Таким образом, в маленьком сочинении дан серьезный анализ причин гражданской войны: распущенность черни, постоянно возбуждаемой демагогами, безудержное честолюбие «первых людей», неспособных более играть в государстве роль, по традиции им принадлежащую, алчность полководцев, которыми движет не жажда славы и чувство долга перед родиной, а тщеславие и, главное, стремление к обогащению сверх всякой меры. Три силы, которые в диалоге «О государстве» находились в равновесии и тем обеспечивали незыблемость римского государства, пришли в состояние полного разложения, знаменующего гибель гражданской общины.

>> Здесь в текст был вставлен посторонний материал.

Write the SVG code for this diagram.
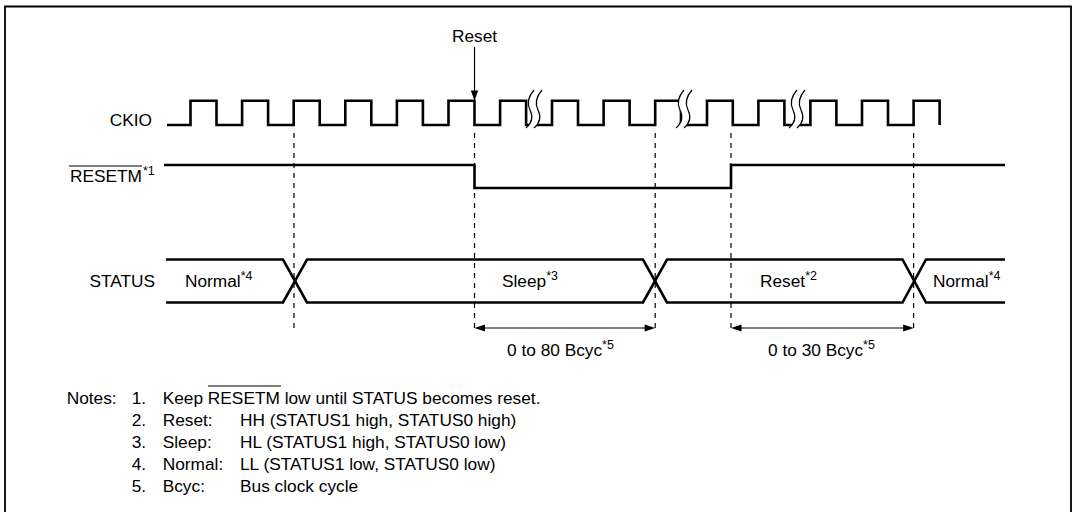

Едва ли не самый парадоксальный из всех — тезис, согласно которому все доблести, как и все пороки, равны между собой. Было время, когда Цицерон, обращаясь в речи «В защиту Мурены» к Катону, возмущался этим тезисом, а больше потешался над ним. Неужто разумно считать равными преступлениями, если один без всякой на то надобности зарезал цыпленка, а другой прирезал собственного родителя? Ироническая фраза раскрывает подлинный смысл парадокса: значение поступка, каков бы он ни был, заключено не в его материальном результате, а в мотивах, которые его вызвали. Результаты действия, его практические следствия сами по себе не имеют нравственного смысла, ни положительного, ни отрицательного. В подтверждение этой мысли Цицерон приводит классический пример: жители Сагунта, оборонявшие город, убили своих отцов, чтобы спасти их от рабства. Отцеубийство было, бесспорно, вызвано благородными намерениями. Цицерон воспроизводит здесь в чистом виде известную стоическую доктрину, согласно которой следует различать поступок, свершенный по собственной воле, выражающий внутреннюю сущность человека, и поступок того же человека, за который ответствен не он, а внешние обстоятельства. Отсюда следовало: находясь перед выбором между Цезарем и Помпеем, Цицерон сделал его, подчиняясь лишь внутреннему голосу и не принимая во внимание возможные последствия. Побежденный (а это зависело не от него, это решение Судьбы), он не менее полноценен нравственно, чем друзья Цезаря — те, что последовали за своим вождем не ради прибыли и не из желания уничтожить республику; они, победители, заслуживают не большего и не меньшего уважения, чем он, побежденный. Те, кто стал на сторону Помпея, тоже не сделались по этой причине сразу «добропорядочными людьми», boni. Что-что, а уж это Цицерону известно с давних пор. И он не видит ничего дурного в том, что бывает у закоренелых цезарианцев Гирция и Оппия и в то же время посещает Варрона, который был и остался убежденным помпеянцем.